As even with the most well known shows, much of the storytelling comes down to the creative liberty of the director. Senior Nick Barr Bono made all the right choices. One key example was the decision to split the lead Josephine March into two roles: the younger “Jo,” conducting in all the interpersonal action, and the older “narrator,” an adult Jo telling the story in her novel. In the original production, Jo March would stay behind in each scene to break the fourth wall and address the audience in her narration. But here, at Barr Bono’s discretion, the audience got to imagine Jo truly as the young version of the narrator that she was. And Barr Bono’s decision was only amplified by the casting—the Knight brothers, senior Jamie and sophomore Kiri, resemble each other so nearly in both appearance and mannerisms that the transitions were effortless and easily believable. It was a risky divergence from the source, but—thanks to strategic costuming, careful blocking, and performances by the Knights—a risk that was well-paid off.  

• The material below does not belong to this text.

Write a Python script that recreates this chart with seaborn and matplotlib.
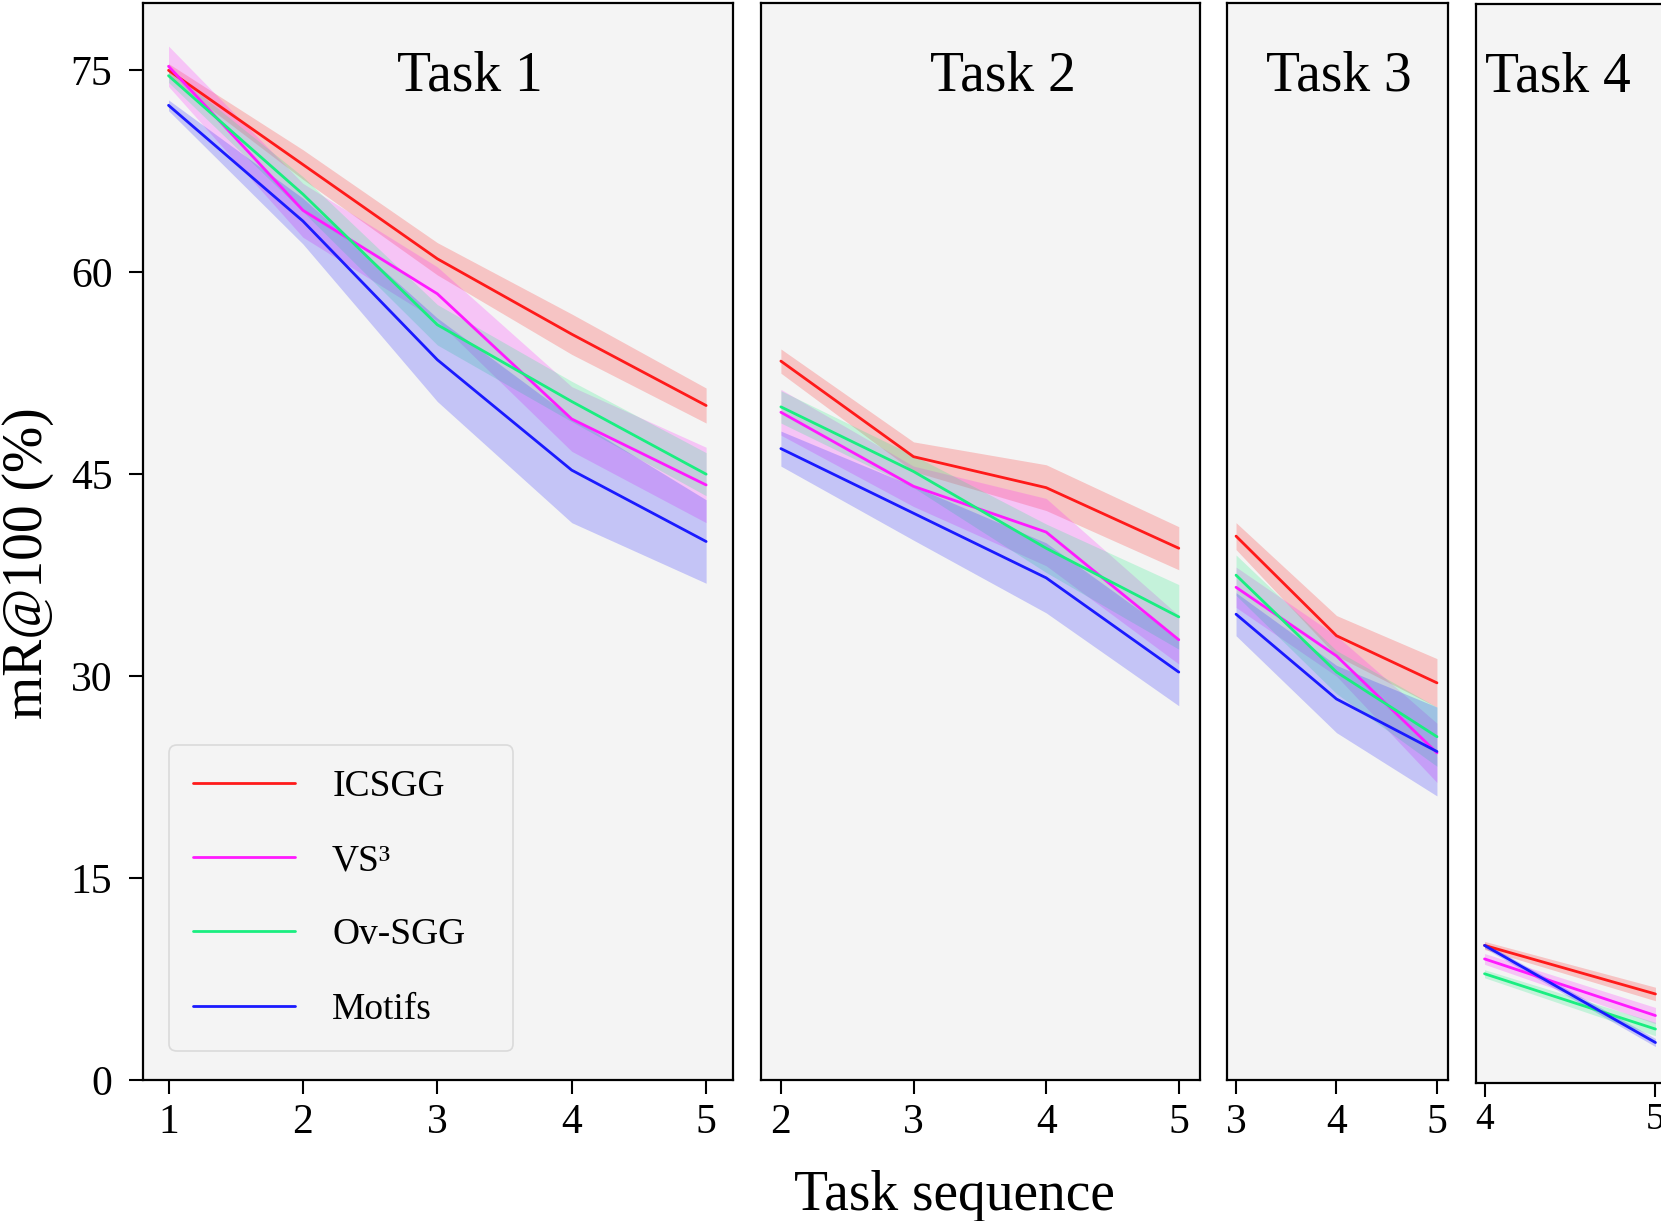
import matplotlib
matplotlib.use("Agg")
import matplotlib.pyplot as plt
import seaborn as sns
import pandas as pd

# ---------------- data ----------------
methods = ["ICSGG", "VS³", "Ov-SGG", "Motifs"]
task_names = ["Task 1", "Task 2", "Task 3", "Task 4"]
task_x = [[1, 2, 3, 4, 5], [2, 3, 4, 5], [3, 4, 5], [4, 5]]
x_ticks = [[1, 2, 3, 4, 5], [2, 3, 4, 5], [3, 4, 5], [4, 5]]
y_ticks = [0, 15, 30, 45, 60, 75]

icsgg_mean = [[75.0, 68.0, 61.0, 55.4, 50.1], [53.4, 46.3, 44.0, 39.5], [40.4, 33.0, 29.5], [10.2, 6.6]]
icsgg_err = [[0.5, 1.1, 1.2, 1.5, 1.3], [0.9, 1.1, 1.7, 1.6], [1.0, 1.5, 1.8], [0.3, 0.5]]

vs3_mean = [[75.3, 64.6, 58.4, 49.1, 44.2], [49.6, 44.1, 40.7, 32.7], [36.6, 31.5, 24.3], [9.2, 5.0]]
vs3_err = [[1.5, 2.0, 2.0, 2.4, 2.8], [1.7, 1.5, 2.5, 1.8], [1.5, 1.5, 2.2], [0.4, 0.6]]

ovsgg_mean = [[74.6, 65.8, 56.1, 50.4, 45.0], [50.0, 45.2, 39.5, 34.4], [37.5, 30.3, 25.5], [8.1, 4.0]]
ovsgg_err = [[0.5, 1.3, 1.5, 1.5, 1.6], [1.2, 1.2, 1.8, 2.4], [1.5, 1.6, 2.2], [0.3, 0.5]]

motifs_mean = [[72.4, 63.8, 53.5, 45.3, 40.0], [46.9, 42.1, 37.3, 30.3], [34.6, 28.3, 24.4], [10.2, 3.0]]
motifs_err = [[0.4, 1.7, 3.1, 3.9, 3.1], [1.3, 2.0, 2.6, 2.5], [1.6, 2.5, 3.3], [0.2, 0.3]]

colors = ["#ff1a1a", "#ff1aff", "#1aee80", "#1a1aff"]

# long table: each point stored as (mean - err, mean, mean + err); the median is the line,
# the 100% interval is the band.
means = [icsgg_mean, vs3_mean, ovsgg_mean, motifs_mean]
errs = [icsgg_err, vs3_err, ovsgg_err, motifs_err]
rows = []
for ti, tname in enumerate(task_names):
    for mi, m in enumerate(methods):
        for xi, xv in enumerate(task_x[ti]):
            mu = means[mi][ti][xi]
            e = errs[mi][ti][xi]
            for v in (mu - e, mu, mu + e):
                rows.append({"task": tname, "method": m, "x": xv, "value": v})
df = pd.DataFrame(rows)

# ---------------- style ----------------
sns.set_style("ticks")
plt.rcParams["font.family"] = ["Liberation Serif", "DejaVu Serif"]
plt.rcParams["axes.linewidth"] = 1.6
plt.rcParams["text.color"] = "black"
plt.rcParams["axes.labelcolor"] = "black"
plt.rcParams["xtick.color"] = "black"
plt.rcParams["ytick.color"] = "black"

W, H = 1661, 1221
fig = plt.figure(figsize=(W / 100, H / 100), dpi=100)

# panel boxes in pixels: left, right, top, bottom
boxes = [(143, 733, 3, 1080), (761, 1200, 3, 1080), (1227, 1448, 3, 1080), (1476, 1664, 4, 1083)]
xlims = [(0.81, 5.2), (1.85, 5.16), (2.91, 5.11), (3.95, 5.05)]
title_fx = [0.554, 0.551, 0.507, 0.433]
tick_sizes = [30, 30, 30, 27]
tick_pads = [7, 7, 7, 4]

palette = dict(zip(methods, colors))
axes = []
for ti, tname in enumerate(task_names):
    l, r, t, b = boxes[ti]
    ax = fig.add_axes([l / W, 1 - b / H, (r - l) / W, (b - t) / H])
    ax.set_facecolor("#f4f4f4")
    sub = df[df["task"] == tname]
    sns.lineplot(data=sub, x="x", y="value", hue="method", hue_order=methods,
                 palette=palette, estimator="median", errorbar=("pi", 100),
                 linewidth=2.0, ax=ax, legend=(ti == 0),
                 err_kws={"alpha": 0.22, "linewidth": 0})
    ax.set_xlim(*xlims[ti])
    ax.set_ylim(0, 80)
    ax.set_xticks(x_ticks[ti])
    ax.set_xlabel("")
    ax.set_ylabel("")
    for s in ax.spines.values():
        s.set_color("black")
        s.set_linewidth(1.6)
    ax.tick_params(axis="x", length=10, width=1.5, labelsize=tick_sizes[ti],
                   pad=tick_pads[ti], colors="black")
    if ti == 0:
        ax.set_yticks(y_ticks)
        ax.tick_params(axis="y", length=10, width=1.5, labelsize=30, pad=12, colors="black")
    else:
        ax.set_yticks([])
        ax.tick_params(axis="y", left=False, labelleft=False)
    ax.text(title_fx[ti], 0.919, tname, transform=ax.transAxes, ha="center",
            va="baseline", fontsize=40, color="black")
    axes.append(ax)

ax0 = axes[0]
handles, labels = ax0.get_legend_handles_labels()
# legend box spans pixels x 169..513, top at y 745 (panel 1: x 143..733, y 3..1080)
lx0 = (169 - 143) / 590
lx1 = (513 - 143) / 590
ltop = (1080 - 745) / 1077
leg = ax0.legend(handles, labels, loc="upper left", mode="expand",
                 bbox_to_anchor=(lx0, ltop - 0.3, lx1 - lx0, 0.3),
                 fontsize=27, frameon=True, fancybox=True, handlelength=2.7,
                 handletextpad=1.0, labelspacing=1.06, borderpad=0.65, borderaxespad=0.0)
leg.get_frame().set_facecolor("#f4f4f4")
leg.get_frame().set_edgecolor("#d4d4d4")
leg.get_frame().set_linewidth(1.2)
for txt in leg.get_texts():
    txt.set_color("black")
for ln in leg.get_lines():
    ln.set_linewidth(2.0)

fig.text(954 / W, 1 - 1210 / H, "Task sequence", ha="center", va="baseline",
         fontsize=40, color="black")
fig.text(28 / W, 1 - 563 / H, "mR@100 (%)", ha="center", va="center", rotation=90,
         fontsize=40, color="black")

fig.savefig("out.png", dpi=100)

Additionally, contributions of the rest of the actors cannot be understated. Veteran players’ talent came through as always: Anusha Vyas ’23 embodied the loveable yet temperamental and childish Amy, Abigail Parks ’23 the mature and eldest Meg, and Kendall Johnson ’23 as the adoring maternal figure Marmee. But most worth noting was the performance of acting newcomer Sarah Stanger ’23 as Beth. As a senior, Stanger had never auditioned for a Players production before. But her ability to connect with the audience and embody the much  beloved Beth through her illness and passing is nothing of a novice. “Even though I was terrified,” Stanger reflected, “Players was the safest space for me to completely jump into something I had never done before and completely immerse myself into being creative and myself without reservation.” Even more commendable, Stanger learned the piano for this part. On the Saturday night performance (and, according to Barr Bono, at many others), tears could be heard across the audience as Stanger made her metaphorical departure from the stage. Audiences can only hope that she continues acting her future beyond LM. 

Further successes should be attributed to the Costume Crew’s lovely period-inspired pieces and to Scenery for a dynamic and interesting structure that functioned as the March house. The show was brought together as much behind the scenes as on the stage—and overall, I believe it to be one of the most seamless performances I have ever seen in my four years at LM.